Depuis l’indépendance il y a cinquante ans, le mode d’exploitation des terres agricoles relevant de la propriété publique a traversé plusieurs phases. Chacune a correspondu à des nécessités ressenties sur le terrain. Selon de nouvelles dispositions, la concession à durée déterminée de quarante ans renouvelables, au lieu de quatre-vingt-dix-neuf ans précédemment, doit devenir le mode principal d’exploitation de ces terres, dont une grande partie avait été récupérée sur le colonat français. Les autorités souhaitent que les fils d’agriculteurs et les diplômés d’agriculture soient privilégiés dans leur redistribution. Outre l’accroissement du rendement et de la productivité des exploitations, l’un des autres objectifs de l’opération est le rajeunissement des exploitants et le repeuplement des zones rurales désertées, sous la menace notamment du terrorisme.

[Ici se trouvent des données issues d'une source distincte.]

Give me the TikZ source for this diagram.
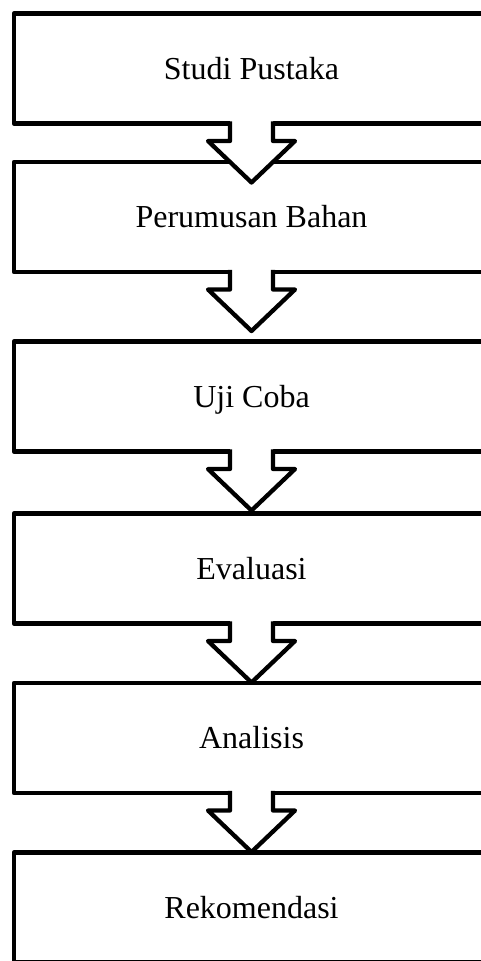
\documentclass[tikz,border=0pt]{standalone}
\usepackage{fontspec}
\setmainfont{Liberation Serif}
\usetikzlibrary{calc}
\tikzset{
  stagebox/.style={draw, line width=4.3pt, line join=round, minimum width=475pt,
    minimum height=110pt, inner sep=0pt, outer sep=0pt, text height=21pt,
    text depth=0pt, font=\fontsize{32}{38}\selectfont},
  blockarrow/.style={draw, line width=4.3pt, line join=round},
  arrowfill/.style={fill=white}
}
\begin{document}
\begin{tikzpicture}[x=1pt, y=-1pt]
\useasboundingbox (0,0) rectangle (480,961);
\node[stagebox] (b1) at (251.5,68.5) {Studi Pustaka};
\node[stagebox] (b2) at (251.5,217) {Perumusan Bahan};
\node[stagebox] (b3) at (251.5,396.5) {Uji Coba};
\node[stagebox] (b4) at (251.5,568.5) {Evaluasi};
\node[stagebox] (b5) at (251.5,738) {Analisis};
\node[stagebox] (b6) at (251.5,907.5) {Rekomendasi};
\foreach \a in {b1,b2,b3,b4,b5} {
  \path[arrowfill] ($(\a.south)+(-21.5,-3.2)$) -- ($(\a.south)+(-21.5,17.5)$)
    -- ($(\a.south)+(-43.5,17.5)$) -- ($(\a.south)+(0,59)$)
    -- ($(\a.south)+(43.5,17.5)$) -- ($(\a.south)+(21.5,17.5)$)
    -- ($(\a.south)+(21.5,-3.2)$) -- cycle;
  \path[blockarrow] ($(\a.south)+(-21.5,-2.15)$) -- ($(\a.south)+(-21.5,17.5)$)
    -- ($(\a.south)+(-43.5,17.5)$) -- ($(\a.south)+(0,59)$)
    -- ($(\a.south)+(43.5,17.5)$) -- ($(\a.south)+(21.5,17.5)$)
    -- ($(\a.south)+(21.5,-2.15)$);
}
\end{tikzpicture}
\end{document}
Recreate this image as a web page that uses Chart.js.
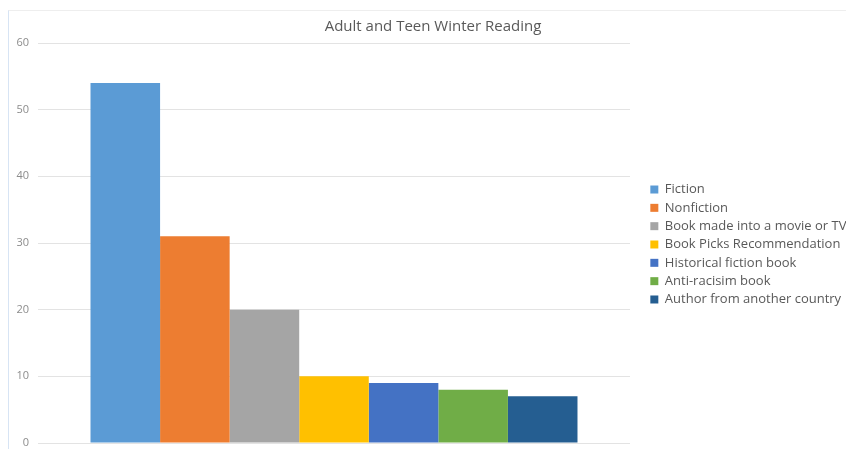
<!DOCTYPE html>
<html>
<head>
<meta charset="utf-8">
<script src="https://cdn.jsdelivr.net/npm/chart.js@4.4.1/dist/chart.umd.min.js"></script>
<style>
  html, body { margin: 0; padding: 0; background: #ffffff; }
  #wrap { position: relative; width: 846px; height: 449px; }
  #frame { position: absolute; left: 8px; top: 10px; width: 900px; height: 500px;
           border-top: 1px solid #eeeeee; border-left: 1px solid #d7e4f4; pointer-events: none; }
  canvas { position: absolute; left: 0; top: 0; }
</style>
</head>
<body>
<div id="wrap">
  <div id="frame"></div>
  <canvas id="c" width="846" height="449"></canvas>
</div>
<script>
const titleText = 'Adult and Teen Winter Reading';
const categories = [''];
const seriesNames = [
  'Fiction',
  'Nonfiction',
  'Book made into a movie or TV',
  'Book Picks Recommendation',
  'Historical fiction book',
  'Anti-racisim book',
  'Author from another country'
];
const seriesValues = [54, 31, 20, 10, 9, 8, 7];
const seriesColors = ['#5B9BD5', '#ED7D31', '#A5A5A5', '#FFC000', '#4472C4', '#70AD47', '#255E91'];
const yTicks = [0, 10, 20, 30, 40, 50, 60];

const datasets = seriesNames.map((name, i) => ({
  label: name,
  data: [seriesValues[i]],
  backgroundColor: seriesColors[i],
  borderWidth: 0,
  categoryPercentage: 0.8226,
  barPercentage: 1.0,
  yAxisID: 'y'
}));

const FONT = '"Open Sans", "Liberation Sans", sans-serif';

new Chart(document.getElementById('c'), {
  type: 'bar',
  data: { labels: categories, datasets },
  options: {
    responsive: false,
    animation: false,
    devicePixelRatio: 1,
    layout: { padding: { left: 20, right: 0, top: 0, bottom: 6 } },
    plugins: {
      title: {
        display: true,
        text: titleText,
        color: '#595959',
        font: { family: FONT, size: 15, weight: 'normal' },
        padding: { top: 18, bottom: 7 }
      },
      legend: {
        position: 'right',
        align: 'center',
        maxWidth: 201,
        title: {
          display: true,
          text: ' ',
          font: { family: FONT, size: 10 },
          padding: { top: 34, bottom: 0 }
        },
        labels: {
          boxWidth: 8,
          boxHeight: 8,
          padding: 5.33,
          color: '#595959',
          font: { family: FONT, size: 13 }
        }
      },
      tooltip: { enabled: false }
    },
    scales: {
      x: {
        display: false,
        grid: { display: false }
      },
      y: {
        min: 0,
        max: 60,
        afterBuildTicks: (s) => { s.ticks = yTicks.map(v => ({ value: v })); },
        afterFit: (s) => { s.width = 18; s._computeLabelArea = () => undefined; },
        ticks: {
          padding: 0,
          color: '#8c8c8c',
          font: { family: FONT, size: 11, lineHeight: 1.0 }
        },
        grid: { color: '#e3e3e3', drawTicks: true, tickLength: 9, tickColor: 'rgba(0,0,0,0)' },
        border: { display: false }
      },
      gap: {
        type: 'linear',
        position: 'right',
        display: true,
        ticks: { display: false },
        grid: { display: false },
        border: { display: false },
        afterFit: (s) => { s.width = 15; }
      }
    }
  }
});
</script>
</body>
</html>
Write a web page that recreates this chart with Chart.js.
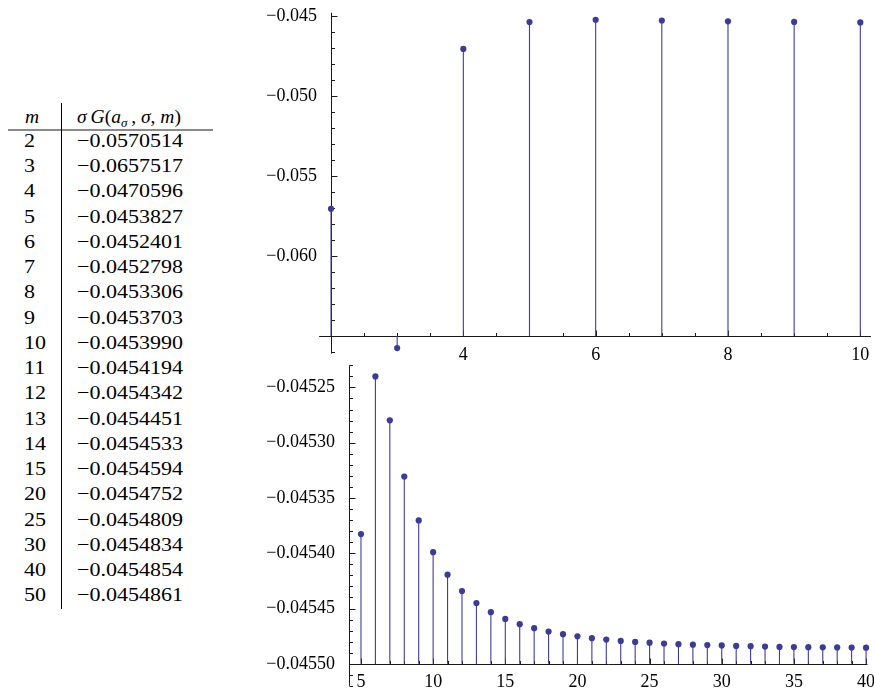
<!DOCTYPE html>
<html><head><meta charset="utf-8">
<script src="https://cdn.jsdelivr.net/npm/chart.js@4/dist/chart.umd.min.js"></script>
<style>
html,body{margin:0;padding:0;background:#fff;width:874px;height:689px;overflow:hidden;}
#wrap{position:relative;width:874px;height:689px;}
canvas{position:absolute;left:0;}
#c1{top:0;}
#c2{top:360px;}
.cell{position:absolute;font-family:'Liberation Serif','Times New Roman',serif;font-size:19.5px;color:#000;white-space:nowrap;transform-origin:0 0;transform:scaleX(1.13);line-height:21px;}
.cell.head{transform:none;}
.rule{position:absolute;}
</style></head><body>
<div id="wrap">
<div id="table"></div>
<canvas id="c1" width="874" height="364"></canvas>
<canvas id="c2" width="874" height="329"></canvas>
</div>
<script>
// ---------------- data ----------------
const tableM = [2,3,4,5,6,7,8,9,10,11,12,13,14,15,20,25,30,40,50];
const tableG = [-0.0570514,-0.0657517,-0.0470596,-0.0453827,-0.0452401,-0.0452798,-0.0453306,-0.0453703,-0.0453990,-0.0454194,-0.0454342,-0.0454451,-0.0454533,-0.0454594,-0.0454752,-0.0454809,-0.0454834,-0.0454854,-0.0454861];

const topM = [2,3,4,5,6,7,8,9,10];
const topG = [-0.0570514,-0.0657517,-0.0470596,-0.0453827,-0.0452401,-0.0452798,-0.0453306,-0.0453703,-0.0453990];

const bottomM = [5,6,7,8,9,10,11,12,13,14,15,16,17,18,19,20,21,22,23,24,25,26,27,28,29,30,31,32,33,34,35,36,37,38,39,40];
const bottomG = [-0.0453827,-0.0452401,-0.0452798,-0.0453306,-0.0453703,-0.0453990,-0.0454194,-0.0454342,-0.0454451,-0.0454533,
                 -0.0454594,-0.0454642,-0.0454678,-0.0454709,-0.0454732,-0.0454752,-0.0454768,-0.0454781,-0.0454793,-0.0454802,
                 -0.0454809,-0.0454817,-0.0454823,-0.0454827,-0.0454831,-0.0454834,-0.0454838,-0.0454841,-0.0454844,-0.0454847,
                 -0.0454849,-0.0454850,-0.0454851,-0.0454852,-0.0454853,-0.0454854];

const topXTicks = [4,6,8,10];
const topYTicks = [-0.045,-0.050,-0.055,-0.060];
const bottomXTicks = [5,10,15,20,25,30,35,40];
const bottomYTicks = [-0.04525,-0.04530,-0.04535,-0.04540,-0.04545,-0.04550];

// ---------------- styles ----------------
const POINT = '#3b3b98';
const STEM = '#3d3d99';
const FONT = "'Liberation Serif','Times New Roman',serif";

function fmtNeg(v, d){ return (v < 0 ? '\u2212' : '') + Math.abs(v).toFixed(d); }

// ---------------- table ----------------
(function(){
  const tbl = document.getElementById('table');
  function cell(html, x, baseline, cls){
    const d = document.createElement('div');
    d.className = 'cell' + (cls ? ' ' + cls : '');
    d.innerHTML = html;
    d.style.left = x + 'px';
    d.style.top = (baseline - 17.4) + 'px';
    tbl.appendChild(d);
  }
  function rule(x, y, w, h, c){
    const d = document.createElement('div');
    d.className = 'rule';
    d.style.left = x+'px'; d.style.top = y+'px'; d.style.width = w+'px'; d.style.height = h+'px'; d.style.background = c;
    tbl.appendChild(d);
  }
  cell('<i>m</i>', 25, 123, 'head');
  cell('<i>σ</i>&#8201;<i>G</i>(<i>a</i><span style="font-size:13px;position:relative;top:4px"><i>σ</i></span>&#8201;, <i>σ</i>, <i>m</i>)', 77, 123, 'head');
  rule(8, 129, 205, 2, '#8a8a8a');
  rule(61, 103, 1, 506, '#000');
  const first = 147.3, step = 25.25;
  tableM.forEach((m, i) => {
    cell(String(m), 24, first + i*step);
    cell(fmtNeg(tableG[i], 7), 77, first + i*step);
  });
})();

// ---------------- axes plugin (Mathematica-style crossing axes, inward ticks) ----------------
function axesPlugin(cfg){
  return {
    id: 'mmaAxes',
    beforeDatasetsDraw(chart){
      const ctx = chart.ctx, xs = chart.scales.x, ys = chart.scales.y;
      const x0 = Math.round(xs.getPixelForValue(cfg.originX)) + 0.5;
      const y0 = Math.round(ys.getPixelForValue(cfg.originY)) + 0.5;
      ctx.save();
      ctx.strokeStyle = '#1a1a1a';
      ctx.lineWidth = 1;
      ctx.beginPath();
      ctx.moveTo(xs.getPixelForValue(cfg.xFrom), y0);
      ctx.lineTo(xs.getPixelForValue(cfg.xTo), y0);
      ctx.moveTo(x0, ys.getPixelForValue(cfg.yFrom));
      ctx.lineTo(x0, ys.getPixelForValue(cfg.yTo));
      // x ticks (upwards)
      const xi0 = Math.ceil(cfg.xTickFrom/cfg.xMinor - 1e-6), xi1 = Math.floor(cfg.xTo/cfg.xMinor + 1e-6);
      for (let i = xi0; i <= xi1; i++){
        const v = i*cfg.xMinor;
        const r = v/cfg.xMajor, major = Math.abs(r - Math.round(r)) < 1e-6;
        const px = Math.round(xs.getPixelForValue(v)) + 0.5;
        ctx.moveTo(px, y0);
        ctx.lineTo(px, y0 - (major ? 6 : 3.5));
      }
      // y ticks (rightwards)
      const yi0 = Math.ceil(cfg.yFrom/cfg.yMinor - 1e-6), yi1 = Math.floor(cfg.yTo/cfg.yMinor + 1e-6);
      for (let i = yi0; i <= yi1; i++){
        const v = i*cfg.yMinor;
        const r = v/cfg.yMajor, major = Math.abs(r - Math.round(r)) < 1e-6;
        const py = Math.round(ys.getPixelForValue(v)) + 0.5;
        ctx.moveTo(x0, py);
        ctx.lineTo(x0 + (major ? 6 : 3.5), py);
      }
      ctx.stroke();
      ctx.restore();
    }
  };
}

function makeChart(canvasId, ms, gs, o){
  const stems = ms.map((m, i) => ({x: m, y: gs[i]}));
  return new Chart(document.getElementById(canvasId), {
    type: 'scatter',
    data: {
      datasets: [
        { type: 'bar', data: stems, base: o.originY, backgroundColor: STEM, borderWidth: 0,
          barThickness: 1.1, inflateAmount: 0, grouped: false, clip: false, order: 2 },
        { type: 'scatter', data: stems, pointRadius: 3.1, pointBackgroundColor: POINT,
          pointBorderWidth: 0, pointHoverRadius: 3.1, clip: false, order: 1 }
      ]
    },
    options: {
      responsive: false, animation: false, devicePixelRatio: 1,
      layout: { padding: o.padding },
      plugins: { legend: {display:false}, tooltip: {enabled:false} },
      events: [],
      scales: {
        x: {
          type: 'linear', min: o.xMin, max: o.xMax, offset: false,
          position: {y: o.originY},
          grid: {display:false}, border: {display:false},
          afterBuildTicks: s => { s.ticks = o.xTicks.map(v => ({value: v})); },
          afterFit: s => { s.height = 0; s.paddingLeft = 0; s.paddingRight = 0; },
          ticks: { padding: 0, color: '#000', font: {family: FONT, size: 18}, maxRotation: 0, autoSkip: false,
                   callback: v => String(v) }
        },
        y: {
          type: 'linear', min: o.yMin, max: o.yMax, position: 'left',
          grid: {display:false}, border: {display:false},
          afterBuildTicks: s => { s.ticks = o.yTicks.map(v => ({value: v})); },
          afterFit: s => { s.width = o.yAxisWidth; s.paddingTop = 0; s.paddingBottom = 0; },
          ticks: { padding: 6, color: '#000', font: {family: FONT, size: 18}, autoSkip: false,
                   callback: v => fmtNeg(v, o.yDigits) }
        }
      }
    },
    plugins: [axesPlugin(o.axes)]
  });
}

// top chart (y from -0.0661 to -0.0448, axes cross at (2, -0.065))
makeChart('c1', topM, topG, {
  xMin: 2, xMax: 10.16, yMin: -0.0661, yMax: -0.0448, originY: -0.065,
  xTicks: topXTicks, yTicks: topYTicks, yDigits: 3,
  yAxisWidth: 331,
  padding: {left: 0, right: 1.4, top: 12.8, bottom: 10.4},
  axes: {originX: 2, originY: -0.065, xFrom: 1.82, xTickFrom: 2, xTo: 10.16, yFrom: -0.0661, yTo: -0.0448,
         xMinor: 0.5, xMajor: 2, yMinor: 0.001, yMajor: 0.005}
});

// bottom chart (y from -0.04552 to -0.04523, axes cross at (4.17, -0.0455))
makeChart('c2', bottomM, bottomG, {
  xMin: 4.17, xMax: 40.1, yMin: -0.04552, yMax: -0.04523, originY: -0.0455,
  xTicks: bottomXTicks, yTicks: bottomYTicks, yDigits: 5,
  yAxisWidth: 349,
  padding: {left: 0, right: 6.5, top: 5.3, bottom: 1.8},
  axes: {originX: 4.17, originY: -0.0455, xFrom: 4.17, xTickFrom: 4.17, xTo: 40.1, yFrom: -0.04552, yTo: -0.04523,
         xMinor: 1, xMajor: 5, yMinor: 0.00001, yMajor: 0.00005}
});
</script>
</body></html>
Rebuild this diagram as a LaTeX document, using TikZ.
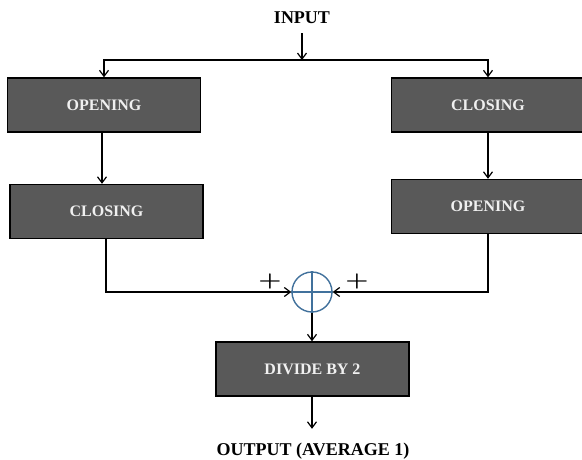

La conversion continue à avancer prudemment, à un rythme que certains candidats à la concession trouvent parfois lent. Les raisons en sont la sensibilité particulière des ruraux à ce patrimoine, la complexité des régimes juridiques de la terre agricole – véritable mille-feuilles – et des multiples litiges soulevés. Plus de 200 000 candidats à la concession agricole se sont manifestés, soit pratiquement la totalité des exploitants, tous régimes confondus, enregistrés au fichier de l’Office national des terres agricole (ONTA). Ce nouvel organisme est chargé depuis deux ans de la régularisation du foncier, de l’établissement des cahiers des charges et de la protection des terres agricoles, menacées par une urbanisation dévorante, souvent sauvage. Ponctuellement, l’ONTA a délivré des certificats de possession provisoires pour faciliter l’accès au crédit des candidats concessionnaires et démarrer l’exploitation. L’emprunt auprès des banques publiques est conditionné à des contrats de performance établis entre les exploitants et les autorités.
Il faut rappeler que, malgré son étendue, l’Algérie est constituée de 90 % de désert, dont une infime partie est cultivable à des conditions draconiennes. Exiguë, la surface agricole totale s’élève à quelque 49 millions d’hectares, répartis en parcours et terres steppiques (33,6 millions d’hectares), terres alfatières (2,8 millions d’ha) et forêts (4,3 millions d’ha). La surface agricole utile (SAU) ne représente que 8,5 millions d’ha, pour 35 millions d’habitants, un des ratios les plus faibles du Maghreb arabe. La SAU est divisée en 1,1 million d’exploitations employant 2,5 millions de personnes. L’agriculture contribue au PIB à hauteur de 10 %. La population rurale s’élève à 13 millions de personnes, dont 75 % constitués de jeunes de moins de 30 ans.
Depuis une quinzaine d’années, la promotion de l’agriculture et des zones rurales figure parmi les principaux axes de développement du pays, bien que ces deux chantiers stratégiques soient les moins connus de l’action publique. Les importantes réformes structurelles en cours tendent à assurer la remise à niveau des territoires agricoles et leur intégration dans la dynamique nationale de croissance. Les grandes orientations en avaient été fixées par le président Abdelaziz Bouteflika dans un discours prononcé en 2009 : « L’agriculture doit se transformer en véritable moteur de la croissance économique globale grâce à une intensification de la production dans les filières agroalimentaires stratégiques et grâce également à la promotion d’un développement intégré de territoires ruraux […]. Il faut faire de l’agriculture un véritable moteur de la croissance, du bien-être de toute la population, mais aussi de la sécurité alimentaire du pays, laquelle deviendra de plus en plus une affaire de sécurité nationale dans le monde d’aujourd’hui. L’enjeu en est la préservation de l’indépendance nationale […] et un développement stable et continu, dont l’agriculture constitue un moteur puissant, au service de nos jeunes générations. L’enjeu en est enfin l’aboutissement réel de ce long chemin qui nous a conduits à restaurer la liberté et à recouvrer la terre de nos ancêtres. »
Une enveloppe d’un milliard d’euros a été dégagée sur le budget de l’État pour financer le programme de développement du secteur pour la période 2010-2014. Sa mise en œuvre repose sur trois piliers : constitution de filières intégrées de l’amont vers l’aval industriel, promotion de la ruralité, renforcement de l’encadrement et formation de nouveaux acteurs aux diverses techniques de la lutte contre la désertification et de préservation des ressources naturelles dans une perspective de développement durable. L’amorce d’une révolution verte à travers l’introduction de nouvelles technologies et des principes directeurs du développement durable est une condition pour améliorer la sécurité alimentaire du pays, estiment les autorités. Durant les deux prochaines décennies, l’agriculture et l’industrie agroalimentaire, dans un effort complémentaire, pourront ainsi participer à l’allégement de la pression sur les importations alimentaires, et à la construction d’une économie diversifiée moins dépendante des hydrocarbures.